PROBLEM STATEMENT: Find every line in the records that holds the string "this". Copy each one.

ENTRIES SHOWN:

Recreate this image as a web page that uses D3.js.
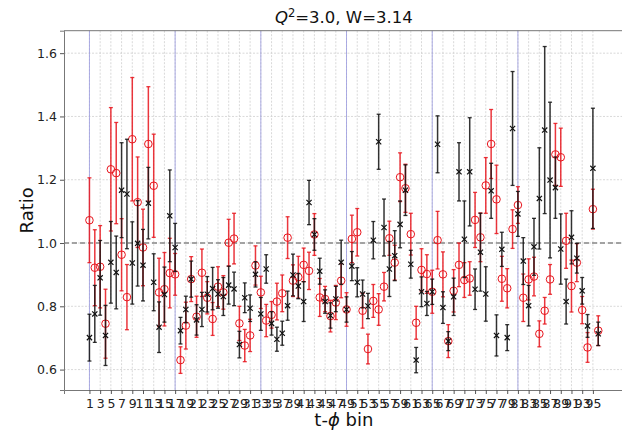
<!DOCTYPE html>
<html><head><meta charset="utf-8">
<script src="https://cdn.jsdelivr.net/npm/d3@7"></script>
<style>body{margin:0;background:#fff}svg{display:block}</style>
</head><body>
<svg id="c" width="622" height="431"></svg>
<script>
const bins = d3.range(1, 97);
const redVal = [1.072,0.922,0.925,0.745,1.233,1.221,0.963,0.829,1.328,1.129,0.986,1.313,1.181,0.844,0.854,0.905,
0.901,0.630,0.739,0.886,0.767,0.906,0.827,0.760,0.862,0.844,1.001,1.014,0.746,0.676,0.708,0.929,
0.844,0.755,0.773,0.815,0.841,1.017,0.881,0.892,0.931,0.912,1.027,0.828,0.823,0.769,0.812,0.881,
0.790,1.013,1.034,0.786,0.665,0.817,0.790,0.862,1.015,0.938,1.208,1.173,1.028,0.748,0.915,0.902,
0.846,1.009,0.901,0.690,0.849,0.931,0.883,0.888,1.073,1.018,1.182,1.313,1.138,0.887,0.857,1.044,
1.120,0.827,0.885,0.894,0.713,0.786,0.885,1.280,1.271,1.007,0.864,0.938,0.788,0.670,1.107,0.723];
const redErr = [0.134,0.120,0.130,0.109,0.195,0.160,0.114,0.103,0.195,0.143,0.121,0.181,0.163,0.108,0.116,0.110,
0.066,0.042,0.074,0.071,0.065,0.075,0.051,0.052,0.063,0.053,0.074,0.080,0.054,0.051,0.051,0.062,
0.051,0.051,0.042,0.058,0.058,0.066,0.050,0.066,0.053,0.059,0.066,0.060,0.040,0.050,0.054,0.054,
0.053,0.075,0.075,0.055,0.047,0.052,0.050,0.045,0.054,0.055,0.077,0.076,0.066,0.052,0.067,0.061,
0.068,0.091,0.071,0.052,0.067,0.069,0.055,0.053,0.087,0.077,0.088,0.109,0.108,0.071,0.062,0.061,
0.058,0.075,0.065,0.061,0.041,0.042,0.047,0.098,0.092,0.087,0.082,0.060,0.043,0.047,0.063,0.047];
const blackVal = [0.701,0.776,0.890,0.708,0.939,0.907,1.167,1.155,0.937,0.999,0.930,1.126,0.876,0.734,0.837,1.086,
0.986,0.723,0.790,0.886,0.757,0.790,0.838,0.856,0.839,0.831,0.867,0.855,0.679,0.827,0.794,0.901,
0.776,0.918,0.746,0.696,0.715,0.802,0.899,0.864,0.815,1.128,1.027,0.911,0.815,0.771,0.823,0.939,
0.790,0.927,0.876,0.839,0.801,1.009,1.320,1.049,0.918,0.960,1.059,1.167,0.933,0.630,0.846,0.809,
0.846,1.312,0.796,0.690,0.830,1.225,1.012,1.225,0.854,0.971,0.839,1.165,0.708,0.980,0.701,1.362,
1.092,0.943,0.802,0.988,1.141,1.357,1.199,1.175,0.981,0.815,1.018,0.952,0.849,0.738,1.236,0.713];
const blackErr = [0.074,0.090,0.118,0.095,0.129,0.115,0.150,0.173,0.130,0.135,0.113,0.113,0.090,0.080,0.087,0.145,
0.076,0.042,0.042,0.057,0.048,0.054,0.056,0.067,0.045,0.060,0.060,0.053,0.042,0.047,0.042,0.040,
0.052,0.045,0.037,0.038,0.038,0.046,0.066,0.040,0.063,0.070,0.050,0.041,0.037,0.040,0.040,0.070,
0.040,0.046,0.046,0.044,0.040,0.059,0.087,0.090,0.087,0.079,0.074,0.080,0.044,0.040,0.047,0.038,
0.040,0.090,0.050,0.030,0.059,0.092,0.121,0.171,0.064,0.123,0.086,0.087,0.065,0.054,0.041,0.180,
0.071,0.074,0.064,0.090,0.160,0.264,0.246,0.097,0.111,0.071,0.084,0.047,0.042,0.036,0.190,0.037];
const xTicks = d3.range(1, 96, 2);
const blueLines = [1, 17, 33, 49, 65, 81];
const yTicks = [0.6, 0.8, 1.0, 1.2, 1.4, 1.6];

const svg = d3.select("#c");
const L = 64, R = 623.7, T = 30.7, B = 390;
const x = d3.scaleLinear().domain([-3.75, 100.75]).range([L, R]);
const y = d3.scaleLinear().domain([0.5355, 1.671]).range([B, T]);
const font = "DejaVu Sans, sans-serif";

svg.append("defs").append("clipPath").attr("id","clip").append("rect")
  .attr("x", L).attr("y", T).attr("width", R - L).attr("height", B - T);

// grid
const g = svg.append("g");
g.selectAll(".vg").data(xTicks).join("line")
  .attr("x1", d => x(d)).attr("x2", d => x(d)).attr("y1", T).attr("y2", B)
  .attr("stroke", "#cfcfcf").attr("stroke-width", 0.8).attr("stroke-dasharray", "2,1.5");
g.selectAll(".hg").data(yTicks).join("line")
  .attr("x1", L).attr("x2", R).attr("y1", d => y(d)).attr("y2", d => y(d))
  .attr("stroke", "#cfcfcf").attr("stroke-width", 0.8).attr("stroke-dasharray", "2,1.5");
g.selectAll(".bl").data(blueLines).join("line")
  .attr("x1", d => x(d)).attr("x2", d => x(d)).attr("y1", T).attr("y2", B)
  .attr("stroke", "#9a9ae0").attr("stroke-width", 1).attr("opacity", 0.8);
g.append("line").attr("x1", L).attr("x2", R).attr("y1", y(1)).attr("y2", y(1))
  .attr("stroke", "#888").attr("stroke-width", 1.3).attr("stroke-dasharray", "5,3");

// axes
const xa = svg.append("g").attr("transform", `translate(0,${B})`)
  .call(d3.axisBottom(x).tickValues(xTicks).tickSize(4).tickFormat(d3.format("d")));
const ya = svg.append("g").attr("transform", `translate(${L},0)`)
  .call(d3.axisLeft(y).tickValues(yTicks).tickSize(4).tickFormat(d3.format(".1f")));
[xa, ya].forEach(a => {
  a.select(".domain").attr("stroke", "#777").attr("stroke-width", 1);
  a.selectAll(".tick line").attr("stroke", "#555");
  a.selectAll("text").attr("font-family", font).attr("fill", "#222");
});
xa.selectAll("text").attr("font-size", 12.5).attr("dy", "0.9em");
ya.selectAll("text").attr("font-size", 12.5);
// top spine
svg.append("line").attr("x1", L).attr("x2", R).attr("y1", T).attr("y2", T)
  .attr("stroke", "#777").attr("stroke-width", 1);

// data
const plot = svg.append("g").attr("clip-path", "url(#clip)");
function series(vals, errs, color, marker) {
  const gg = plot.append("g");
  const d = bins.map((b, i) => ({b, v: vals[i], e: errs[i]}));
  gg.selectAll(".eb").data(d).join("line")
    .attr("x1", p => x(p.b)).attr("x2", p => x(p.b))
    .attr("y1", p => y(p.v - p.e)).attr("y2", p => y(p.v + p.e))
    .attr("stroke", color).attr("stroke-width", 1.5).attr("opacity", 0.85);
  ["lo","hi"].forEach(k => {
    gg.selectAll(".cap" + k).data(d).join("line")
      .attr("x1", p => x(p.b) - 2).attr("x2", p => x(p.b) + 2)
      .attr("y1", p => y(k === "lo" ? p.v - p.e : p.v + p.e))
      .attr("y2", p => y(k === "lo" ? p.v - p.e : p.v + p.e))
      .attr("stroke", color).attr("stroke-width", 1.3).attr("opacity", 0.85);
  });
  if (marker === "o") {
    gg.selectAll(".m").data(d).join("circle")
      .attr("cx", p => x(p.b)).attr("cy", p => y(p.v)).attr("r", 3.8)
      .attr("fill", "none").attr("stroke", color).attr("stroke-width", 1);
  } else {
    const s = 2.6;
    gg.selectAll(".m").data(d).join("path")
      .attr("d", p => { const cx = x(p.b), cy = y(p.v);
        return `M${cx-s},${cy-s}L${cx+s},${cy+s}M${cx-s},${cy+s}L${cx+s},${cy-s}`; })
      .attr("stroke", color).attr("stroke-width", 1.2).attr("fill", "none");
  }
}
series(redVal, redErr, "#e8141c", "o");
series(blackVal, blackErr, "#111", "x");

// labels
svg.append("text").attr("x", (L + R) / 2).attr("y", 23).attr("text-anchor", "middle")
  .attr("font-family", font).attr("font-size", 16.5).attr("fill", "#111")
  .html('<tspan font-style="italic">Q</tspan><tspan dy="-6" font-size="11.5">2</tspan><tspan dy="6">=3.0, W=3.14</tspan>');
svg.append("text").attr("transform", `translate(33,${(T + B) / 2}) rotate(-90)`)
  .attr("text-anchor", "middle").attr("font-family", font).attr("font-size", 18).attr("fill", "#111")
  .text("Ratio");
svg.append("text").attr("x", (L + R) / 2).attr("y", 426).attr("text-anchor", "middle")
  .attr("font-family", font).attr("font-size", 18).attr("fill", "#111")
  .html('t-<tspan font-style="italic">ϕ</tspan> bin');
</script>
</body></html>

---

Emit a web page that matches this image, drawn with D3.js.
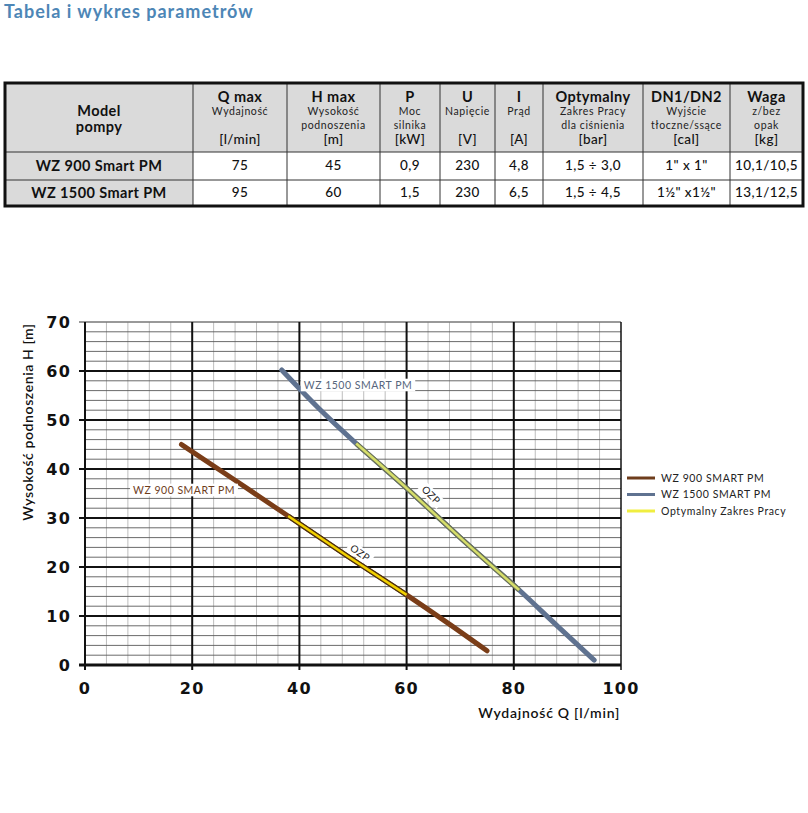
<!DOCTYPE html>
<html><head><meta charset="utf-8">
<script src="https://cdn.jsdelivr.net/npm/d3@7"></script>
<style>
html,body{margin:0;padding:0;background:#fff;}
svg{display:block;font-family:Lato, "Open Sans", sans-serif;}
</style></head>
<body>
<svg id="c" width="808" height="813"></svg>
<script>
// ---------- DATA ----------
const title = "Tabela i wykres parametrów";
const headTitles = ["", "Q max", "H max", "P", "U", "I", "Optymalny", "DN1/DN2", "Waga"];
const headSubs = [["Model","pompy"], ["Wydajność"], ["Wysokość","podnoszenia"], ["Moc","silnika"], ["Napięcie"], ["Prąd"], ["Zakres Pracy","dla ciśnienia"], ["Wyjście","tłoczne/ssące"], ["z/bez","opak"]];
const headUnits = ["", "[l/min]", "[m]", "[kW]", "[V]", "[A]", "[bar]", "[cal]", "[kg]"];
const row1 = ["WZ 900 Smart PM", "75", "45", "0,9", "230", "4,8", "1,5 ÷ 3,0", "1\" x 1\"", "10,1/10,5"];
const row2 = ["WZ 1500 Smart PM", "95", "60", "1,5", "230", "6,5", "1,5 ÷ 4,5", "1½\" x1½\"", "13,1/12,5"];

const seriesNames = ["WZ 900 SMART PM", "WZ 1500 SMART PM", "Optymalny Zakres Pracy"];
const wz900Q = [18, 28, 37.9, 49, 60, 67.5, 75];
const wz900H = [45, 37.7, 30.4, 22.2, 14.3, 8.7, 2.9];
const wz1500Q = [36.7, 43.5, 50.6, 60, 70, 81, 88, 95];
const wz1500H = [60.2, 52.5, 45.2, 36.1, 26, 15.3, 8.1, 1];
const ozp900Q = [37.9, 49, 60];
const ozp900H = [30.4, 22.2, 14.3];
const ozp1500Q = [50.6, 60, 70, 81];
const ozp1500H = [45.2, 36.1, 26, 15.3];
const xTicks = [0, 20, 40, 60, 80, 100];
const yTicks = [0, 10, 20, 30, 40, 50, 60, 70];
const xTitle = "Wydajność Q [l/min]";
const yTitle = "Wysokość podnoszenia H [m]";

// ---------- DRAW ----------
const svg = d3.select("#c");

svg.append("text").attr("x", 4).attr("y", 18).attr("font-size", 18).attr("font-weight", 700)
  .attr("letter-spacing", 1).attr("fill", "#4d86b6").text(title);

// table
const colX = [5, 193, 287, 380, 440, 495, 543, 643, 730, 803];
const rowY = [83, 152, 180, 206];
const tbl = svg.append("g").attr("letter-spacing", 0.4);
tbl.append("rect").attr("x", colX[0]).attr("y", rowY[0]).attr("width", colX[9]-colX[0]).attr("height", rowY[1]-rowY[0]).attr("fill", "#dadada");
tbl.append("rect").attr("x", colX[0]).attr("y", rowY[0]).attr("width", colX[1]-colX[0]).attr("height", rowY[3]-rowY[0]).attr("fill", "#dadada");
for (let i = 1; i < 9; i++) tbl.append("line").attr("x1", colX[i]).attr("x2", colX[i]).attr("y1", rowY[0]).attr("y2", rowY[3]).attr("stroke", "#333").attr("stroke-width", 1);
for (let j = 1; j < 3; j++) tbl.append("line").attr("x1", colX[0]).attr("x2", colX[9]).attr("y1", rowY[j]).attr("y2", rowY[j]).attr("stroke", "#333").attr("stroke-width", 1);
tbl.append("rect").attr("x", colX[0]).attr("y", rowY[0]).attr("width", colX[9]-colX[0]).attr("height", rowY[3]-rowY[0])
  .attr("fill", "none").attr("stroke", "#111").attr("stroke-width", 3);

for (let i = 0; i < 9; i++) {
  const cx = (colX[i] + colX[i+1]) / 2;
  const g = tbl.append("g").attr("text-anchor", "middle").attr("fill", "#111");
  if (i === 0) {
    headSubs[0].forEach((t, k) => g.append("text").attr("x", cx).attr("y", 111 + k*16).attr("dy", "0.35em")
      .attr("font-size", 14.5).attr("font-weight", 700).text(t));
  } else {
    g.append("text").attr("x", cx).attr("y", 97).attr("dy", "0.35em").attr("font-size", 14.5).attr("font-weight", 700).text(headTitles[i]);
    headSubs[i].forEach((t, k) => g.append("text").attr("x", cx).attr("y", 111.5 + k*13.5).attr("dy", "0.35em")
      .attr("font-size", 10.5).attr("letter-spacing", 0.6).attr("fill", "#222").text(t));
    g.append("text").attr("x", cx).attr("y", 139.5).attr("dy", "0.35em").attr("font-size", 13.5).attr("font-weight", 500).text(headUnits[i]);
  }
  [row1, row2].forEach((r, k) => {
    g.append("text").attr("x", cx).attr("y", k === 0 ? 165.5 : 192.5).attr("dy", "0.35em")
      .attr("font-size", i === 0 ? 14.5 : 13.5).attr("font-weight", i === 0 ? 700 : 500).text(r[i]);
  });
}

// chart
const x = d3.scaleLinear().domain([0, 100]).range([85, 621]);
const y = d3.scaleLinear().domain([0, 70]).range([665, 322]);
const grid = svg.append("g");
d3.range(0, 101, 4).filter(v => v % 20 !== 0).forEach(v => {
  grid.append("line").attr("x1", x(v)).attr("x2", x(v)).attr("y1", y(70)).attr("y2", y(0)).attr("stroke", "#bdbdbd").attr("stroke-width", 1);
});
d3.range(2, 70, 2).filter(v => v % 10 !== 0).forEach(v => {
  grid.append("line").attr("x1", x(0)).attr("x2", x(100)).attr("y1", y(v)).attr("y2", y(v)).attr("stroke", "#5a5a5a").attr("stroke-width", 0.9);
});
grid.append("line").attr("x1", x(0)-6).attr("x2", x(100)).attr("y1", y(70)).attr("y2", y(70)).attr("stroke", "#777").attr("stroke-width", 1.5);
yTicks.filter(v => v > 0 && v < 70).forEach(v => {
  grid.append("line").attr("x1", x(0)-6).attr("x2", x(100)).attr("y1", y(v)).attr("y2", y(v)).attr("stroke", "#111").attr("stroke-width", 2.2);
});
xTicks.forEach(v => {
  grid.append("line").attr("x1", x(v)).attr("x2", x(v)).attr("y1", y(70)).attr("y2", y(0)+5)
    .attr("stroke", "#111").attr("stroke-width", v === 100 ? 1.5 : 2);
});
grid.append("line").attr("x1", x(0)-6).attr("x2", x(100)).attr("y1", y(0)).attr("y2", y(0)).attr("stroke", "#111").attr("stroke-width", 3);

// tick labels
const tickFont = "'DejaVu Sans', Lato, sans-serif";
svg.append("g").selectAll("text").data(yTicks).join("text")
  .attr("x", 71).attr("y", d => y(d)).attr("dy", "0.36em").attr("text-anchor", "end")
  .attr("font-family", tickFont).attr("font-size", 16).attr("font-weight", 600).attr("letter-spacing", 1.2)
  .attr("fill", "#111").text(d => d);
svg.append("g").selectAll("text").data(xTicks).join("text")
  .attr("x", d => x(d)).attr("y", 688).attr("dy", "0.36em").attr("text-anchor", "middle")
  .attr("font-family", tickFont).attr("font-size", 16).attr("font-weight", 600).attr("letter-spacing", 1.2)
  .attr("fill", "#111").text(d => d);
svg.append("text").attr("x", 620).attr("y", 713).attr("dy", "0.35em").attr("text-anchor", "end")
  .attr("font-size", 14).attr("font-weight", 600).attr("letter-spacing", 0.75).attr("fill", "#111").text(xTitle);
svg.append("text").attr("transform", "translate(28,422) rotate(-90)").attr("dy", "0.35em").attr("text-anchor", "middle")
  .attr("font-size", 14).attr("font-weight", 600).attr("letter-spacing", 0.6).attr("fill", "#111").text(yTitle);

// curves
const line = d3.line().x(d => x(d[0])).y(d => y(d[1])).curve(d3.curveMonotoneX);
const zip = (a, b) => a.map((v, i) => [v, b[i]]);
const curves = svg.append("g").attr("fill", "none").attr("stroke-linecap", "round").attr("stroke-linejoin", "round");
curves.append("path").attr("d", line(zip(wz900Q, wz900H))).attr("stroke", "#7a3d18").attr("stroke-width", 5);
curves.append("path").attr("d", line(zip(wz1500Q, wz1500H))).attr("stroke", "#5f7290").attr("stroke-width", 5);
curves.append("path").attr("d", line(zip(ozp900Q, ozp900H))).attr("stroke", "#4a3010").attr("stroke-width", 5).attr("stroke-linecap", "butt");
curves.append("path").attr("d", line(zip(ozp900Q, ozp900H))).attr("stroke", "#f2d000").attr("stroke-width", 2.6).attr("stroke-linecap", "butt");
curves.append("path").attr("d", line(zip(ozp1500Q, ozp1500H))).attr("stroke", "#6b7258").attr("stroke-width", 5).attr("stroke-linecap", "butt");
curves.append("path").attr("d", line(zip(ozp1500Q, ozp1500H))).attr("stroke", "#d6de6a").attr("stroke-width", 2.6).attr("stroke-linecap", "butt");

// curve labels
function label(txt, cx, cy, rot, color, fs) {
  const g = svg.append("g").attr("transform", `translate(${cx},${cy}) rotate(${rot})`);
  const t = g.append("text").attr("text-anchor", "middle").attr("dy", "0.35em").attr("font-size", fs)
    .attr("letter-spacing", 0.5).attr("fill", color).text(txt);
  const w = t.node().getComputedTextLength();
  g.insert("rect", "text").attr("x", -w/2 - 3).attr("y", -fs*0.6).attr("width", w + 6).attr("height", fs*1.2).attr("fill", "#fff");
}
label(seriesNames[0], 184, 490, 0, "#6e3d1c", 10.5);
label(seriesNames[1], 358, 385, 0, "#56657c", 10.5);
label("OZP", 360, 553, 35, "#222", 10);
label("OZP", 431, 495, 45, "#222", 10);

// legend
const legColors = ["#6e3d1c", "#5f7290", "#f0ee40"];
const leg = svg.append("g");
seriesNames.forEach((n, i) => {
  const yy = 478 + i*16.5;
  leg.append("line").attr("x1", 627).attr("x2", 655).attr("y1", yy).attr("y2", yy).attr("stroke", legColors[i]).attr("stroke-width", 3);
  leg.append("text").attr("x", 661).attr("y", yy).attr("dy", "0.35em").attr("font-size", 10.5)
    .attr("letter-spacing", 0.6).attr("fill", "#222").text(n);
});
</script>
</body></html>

---

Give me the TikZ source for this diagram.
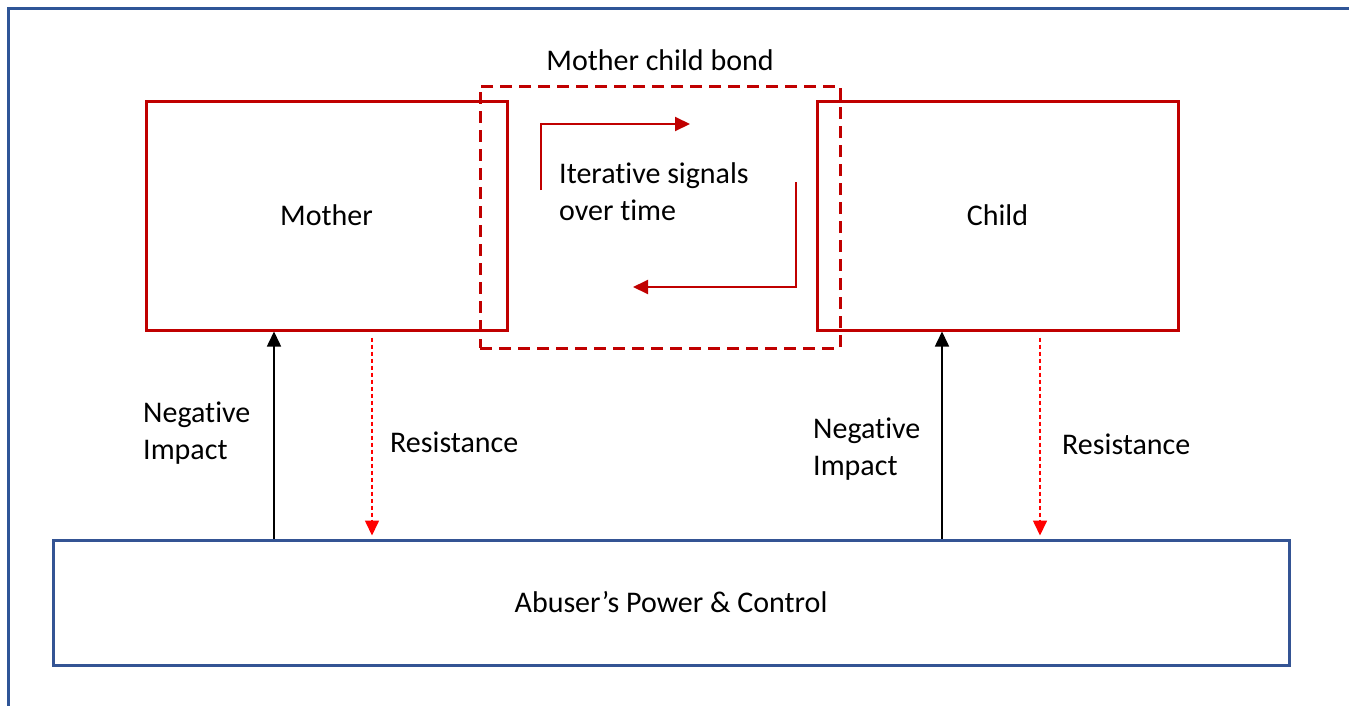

WRITTEN ANSWER:
Recreate this image as a web page that uses D3.js.
Emit a web page that matches this image, drawn with D3.js.
Give me the TikZ source for this diagram.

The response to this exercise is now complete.